By far the most distinctive White Front store design featured a massive arched entrance-way with the “White Front” lettering fanned out along the edge. They were spectacular looking stores, and Interstate went all out to make sure their Grand Opening festivities created a stir to match. A look through old newspaper articles on White Front grand openings shows that many stars were typically on hand – Jayne Mansfield, Troy Donahue, Bill Cosby (riding high on his early “I Spy” fame, but long before he became a legend) and Sebastian Cabot (of “Family Affair”) all did their part, along with a horde of lesser-knowns. Ah, the benefits of opening a store in Los Angeles.

In the early 70’s, the chain began a retrenchment to Los Angeles, and within a couple of years was gone. Interstate Stores folded and the only remaining vestige of the company would ultimately be Toys “R” Us.

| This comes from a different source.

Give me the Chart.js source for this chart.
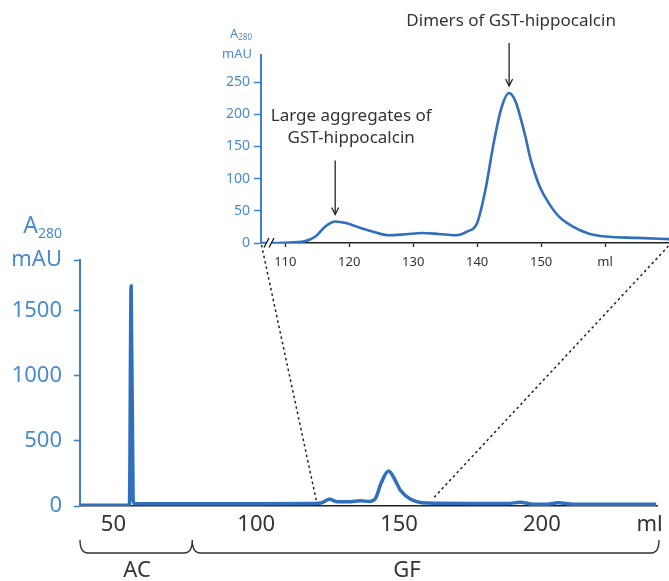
<!DOCTYPE html>
<html>
<head>
<meta charset="utf-8">
<script src="https://cdn.jsdelivr.net/npm/chart.js@4.4.1/dist/chart.umd.min.js"></script>
<style>
  html, body { margin: 0; padding: 0; background: #fff; }
  #wrap { position: relative; width: 669px; height: 581px; }
  #wrap canvas { position: absolute; }
</style>
</head>
<body>
<div id="wrap">
  <canvas id="mainChart" width="669" height="581" style="left:0;top:0"></canvas>
  <canvas id="insetChart" width="469" height="275" style="left:200px;top:0"></canvas>
</div>
<script>
// main chromatogram (AC + GF), ml vs mAU
var mainVolume = [38.3, 55.6, 56.2, 56.9, 57.6, 62, 80, 100, 120, 123, 125.6, 128.5, 133, 136.4, 139.8, 141.8, 143.8, 146.3, 148.6, 150.4, 153.9, 159.7, 175, 188, 192.4, 197, 202, 205.7, 211, 240];
var mainA280 = [5, 5, 1690, 40, 18, 18, 18, 18, 20, 25, 51, 33, 33, 40, 35, 60, 180, 268, 200, 123, 54, 23, 20, 20, 28, 13, 14, 25, 13, 13];
var mainTickValues = [50, 100, 150, 200, 237.7];
var mainTickLabels = ['50', '100', '150', '200', 'ml'];
var mainYTicks = [0, 500, 1000, 1500, 1890];

// inset: zoom on the GF peaks
var insetVolume = [106.2, 110, 113, 114.7, 116.3, 117.8, 119.5, 121, 123.6, 126.2, 128.8, 131.4, 134, 136.6, 138.5, 140, 141.3, 142.6, 143.8, 145, 146.0, 146.8, 147.6, 148.3, 149.1, 149.9, 151.2, 152.8, 154.9, 157.5, 160.1, 165, 170];
var insetA280 = [0, 0.5, 2.5, 10, 26, 33.5, 31, 26, 18, 12, 13.5, 15.5, 14, 12, 18, 31, 83, 156, 210, 233, 220, 194, 163, 132, 106, 85, 62, 41, 26, 14.5, 10, 8, 6];
var insetTickValues = [110, 120, 130, 140, 150, 160];
var insetTickLabels = ['110', '120', '130', '140', '150', 'ml'];
var insetYTicks = [0, 50, 100, 150, 200, 250];

// zoom window shown on main trace and brackets (ml)
var zoomFrom = 121, zoomTo = 162;
var acRange = [38.3, 77.6];
var gfRange = [77.6, 241];

var lineBlue = '#2f6fbd';
var axisBlue = '#3d80c8';
var textBlue = '#4a8bd0';
var dark = '#333333';
var fontName = "'Noto Sans', sans-serif";

function toPoints(xs, ys) {
    var pts = [];
    for (var i = 0; i < xs.length; i++) {
        pts.push({x: xs[i], y: ys[i]});
    }
    return pts;
}

var insetDecor = {
    id: 'insetDecor',
    afterDraw: function (chart) {
        var ctx = chart.ctx;
        var xs = chart.scales.x, ys = chart.scales.y;
        var area = chart.chartArea;
        ctx.save();
        // axis title
        ctx.fillStyle = textBlue;
        ctx.textAlign = 'right';
        ctx.textBaseline = 'middle';
        ctx.font = '13px ' + fontName;
        ctx.fillText('mAU', 52, 54);
        ctx.font = '8px ' + fontName;
        ctx.fillText('280', 52, 38);
        var w = ctx.measureText('280').width;
        ctx.font = '13px ' + fontName;
        ctx.fillText('A', 52 - w, 34);

        // axis break marks
        var bx = area.left + 5, by = area.bottom;
        ctx.fillStyle = '#fff';
        ctx.beginPath();
        ctx.moveTo(bx - 1, by + 4);
        ctx.lineTo(bx + 3, by - 4);
        ctx.lineTo(bx + 7, by - 4);
        ctx.lineTo(bx + 3, by + 4);
        ctx.closePath();
        ctx.fill();
        ctx.strokeStyle = '#222';
        ctx.lineWidth = 1.4;
        ctx.beginPath();
        ctx.moveTo(bx - 2, by + 4.5);
        ctx.lineTo(bx + 3, by - 5);
        ctx.moveTo(bx + 3, by + 4.5);
        ctx.lineTo(bx + 8, by - 5);
        ctx.stroke();

        // annotations with arrows
        ctx.fillStyle = dark;
        ctx.strokeStyle = '#222';
        ctx.lineWidth = 1.3;
        ctx.textAlign = 'center';
        ctx.font = '17px ' + fontName;
        var notes = [
            {x: 117.8, y: 33.5, len: 54, lines: ['Large aggregates of', 'GST-hippocalcin'], dx: 16},
            {x: 145, y: 233, len: 43, lines: ['Dimers of GST-hippocalcin'], dx: 2}
        ];
        notes.forEach(function (n) {
            var px = xs.getPixelForValue(n.x);
            var tip = ys.getPixelForValue(n.y) - 7;
            var tail = tip - n.len;
            ctx.beginPath();
            ctx.moveTo(px, tail);
            ctx.lineTo(px, tip);
            ctx.stroke();
            ctx.beginPath();
            ctx.moveTo(px - 3.5, tip - 7);
            ctx.lineTo(px, tip);
            ctx.lineTo(px + 3.5, tip - 7);
            ctx.stroke();
            for (var i = 0; i < n.lines.length; i++) {
                var ly = tail - 22 - (n.lines.length - 1 - i) * 22;
                ctx.fillText(n.lines[i], px + n.dx, ly);
            }
        });
        ctx.restore();
    }
};

var insetChart = new Chart(document.getElementById('insetChart'), {
    type: 'line',
    data: {
        datasets: [{
            data: toPoints(insetVolume, insetA280),
            borderColor: lineBlue,
            borderWidth: 2.6,
            pointRadius: 0,
            cubicInterpolationMode: 'monotone',
            fill: false
        }]
    },
    options: {
        responsive: false,
        animation: false,
        layout: {padding: {top: 55, left: 0, right: 0, bottom: 0}},
        plugins: {legend: {display: false}, tooltip: {enabled: false}},
        scales: {
            x: {
                type: 'linear',
                min: 106.2,
                max: 170,
                afterBuildTicks: function (s) {
                    s.ticks = insetTickValues.map(function (v) { return {value: v}; });
                },
                afterFit: function (s) { s.height = 32; },
                border: {color: '#222', width: 1.5},
                grid: {drawOnChartArea: false, tickLength: 4, tickColor: '#222', tickWidth: 1.3},
                ticks: {
                    autoSkip: false,
                    maxRotation: 0,
                    padding: 7,
                    color: dark,
                    font: {family: fontName, size: 13},
                    callback: function (v) {
                        var i = insetTickValues.indexOf(v);
                        return i >= 0 ? insetTickLabels[i] : '';
                    }
                }
            },
            y: {
                min: 0,
                max: 292,
                afterBuildTicks: function (s) {
                    s.ticks = insetYTicks.map(function (v) { return {value: v}; });
                },
                afterFit: function (s) { s.width = 61; },
                border: {color: axisBlue, width: 2},
                grid: {drawOnChartArea: false, tickLength: 7, tickColor: axisBlue, tickWidth: 1.5},
                ticks: {
                    padding: 4,
                    color: textBlue,
                    font: {family: fontName, size: 14}
                }
            }
        }
    },
    plugins: [insetDecor]
});

var mainDecor = {
    id: 'mainDecor',
    afterDraw: function (chart) {
        var ctx = chart.ctx;
        var xs = chart.scales.x, ys = chart.scales.y;
        ctx.save();
        // y axis title
        ctx.fillStyle = textBlue;
        ctx.textAlign = 'right';
        ctx.textBaseline = 'middle';
        ctx.font = '22px ' + fontName;
        ctx.fillText('mAU', 62, 260);
        ctx.font = '14px ' + fontName;
        ctx.fillText('280', 62, 234);
        var w = ctx.measureText('280').width;
        ctx.font = '23px ' + fontName;
        ctx.fillText('A', 62 - w, 226);

        // dotted connectors to the inset
        var ia = insetChart.chartArea;
        var offX = 200, offY = 0;
        ctx.strokeStyle = '#222';
        ctx.lineWidth = 1.5;
        ctx.setLineDash([2.5, 3]);
        ctx.beginPath();
        ctx.moveTo(offX + ia.left + 0.5, offY + ia.bottom + 2);
        ctx.lineTo(xs.getPixelForValue(zoomFrom), ys.getPixelForValue(45));
        ctx.moveTo(offX + ia.right - 0.5, offY + ia.bottom + 3);
        ctx.lineTo(xs.getPixelForValue(zoomTo), ys.getPixelForValue(60));
        ctx.stroke();
        ctx.setLineDash([]);

        // brackets for AC and GF
        var top = 540, bot = 553, r = 8;
        var x0 = xs.getPixelForValue(acRange[0]);
        var xm = xs.getPixelForValue(acRange[1]);
        var x1 = xs.getPixelForValue(gfRange[1]);
        ctx.strokeStyle = '#333';
        ctx.lineWidth = 1.4;
        ctx.beginPath();
        ctx.moveTo(x0, top);
        ctx.quadraticCurveTo(x0, bot, x0 + r, bot);
        ctx.lineTo(xm - r, bot);
        ctx.quadraticCurveTo(xm, bot, xm, top);
        ctx.quadraticCurveTo(xm, bot, xm + r, bot);
        ctx.lineTo(x1 - r, bot);
        ctx.quadraticCurveTo(x1, bot, x1, top);
        ctx.stroke();

        ctx.fillStyle = dark;
        ctx.textAlign = 'center';
        ctx.font = '22px ' + fontName;
        ctx.fillText('AC', (x0 + xm) / 2 + 1, 571);
        ctx.fillText('GF', xm + 0.46 * (x1 - xm), 571);
        ctx.restore();
    }
};

var mainChart = new Chart(document.getElementById('mainChart'), {
    type: 'line',
    data: {
        datasets: [{
            data: toPoints(mainVolume, mainA280),
            borderColor: lineBlue,
            borderWidth: 3.5,
            pointRadius: 0,
            cubicInterpolationMode: 'monotone',
            fill: false
        }]
    },
    options: {
        responsive: false,
        animation: false,
        layout: {padding: {top: 260, left: 0, right: 12, bottom: 0}},
        plugins: {legend: {display: false}, tooltip: {enabled: false}},
        scales: {
            x: {
                type: 'linear',
                min: 38.3,
                max: 240.3,
                afterBuildTicks: function (s) {
                    s.ticks = mainTickValues.map(function (v) { return {value: v}; });
                },
                afterFit: function (s) { s.height = 75; },
                border: {color: '#222', width: 1.6},
                grid: {drawOnChartArea: false, tickLength: 4, tickColor: 'rgba(0,0,0,0)'},
                ticks: {
                    autoSkip: false,
                    maxRotation: 0,
                    padding: 2,
                    color: dark,
                    font: {family: fontName, size: 22},
                    callback: function (v) {
                        var i = mainTickValues.indexOf(v);
                        return i >= 0 ? mainTickLabels[i] : '';
                    }
                }
            },
            y: {
                min: 0,
                max: 1890,
                afterBuildTicks: function (s) {
                    s.ticks = mainYTicks.map(function (v) { return {value: v}; });
                },
                afterFit: function (s) { s.width = 80; },
                border: {color: axisBlue, width: 2},
                grid: {drawOnChartArea: false, tickLength: 6, tickColor: axisBlue, tickWidth: 1.6},
                ticks: {
                    padding: 12,
                    color: textBlue,
                    font: {family: fontName, size: 22},
                    callback: function (v) { return v % 500 === 0 ? v : ''; }
                }
            }
        }
    },
    plugins: [mainDecor]
});
</script>
</body>
</html>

The first photo is of the original White Front location at 7651 So. Central Avenue in Los Angeles. The store was opened in 1929, but this photo looks to be considerably more recent than that. This store was burned down during the 1965 Watts riots, and was replaced by a modern White Front at the same location which opened in March, 1967. The second and third photos are of an unknown location and are from 1968, showing the classic exterior and an interior view where customers are perusing the latest beautiful avocado and burnt sienna appliances. The final photos are from 1970, a new store at Normandie Avenue and Imperial Highway in Los Angeles. White Front had scrapped the arched look in favor of a more standard design, albeit with a “key-osk” (Sorry.) out front. Note the young ladies in the last photo checking out the groovy “tape decks”.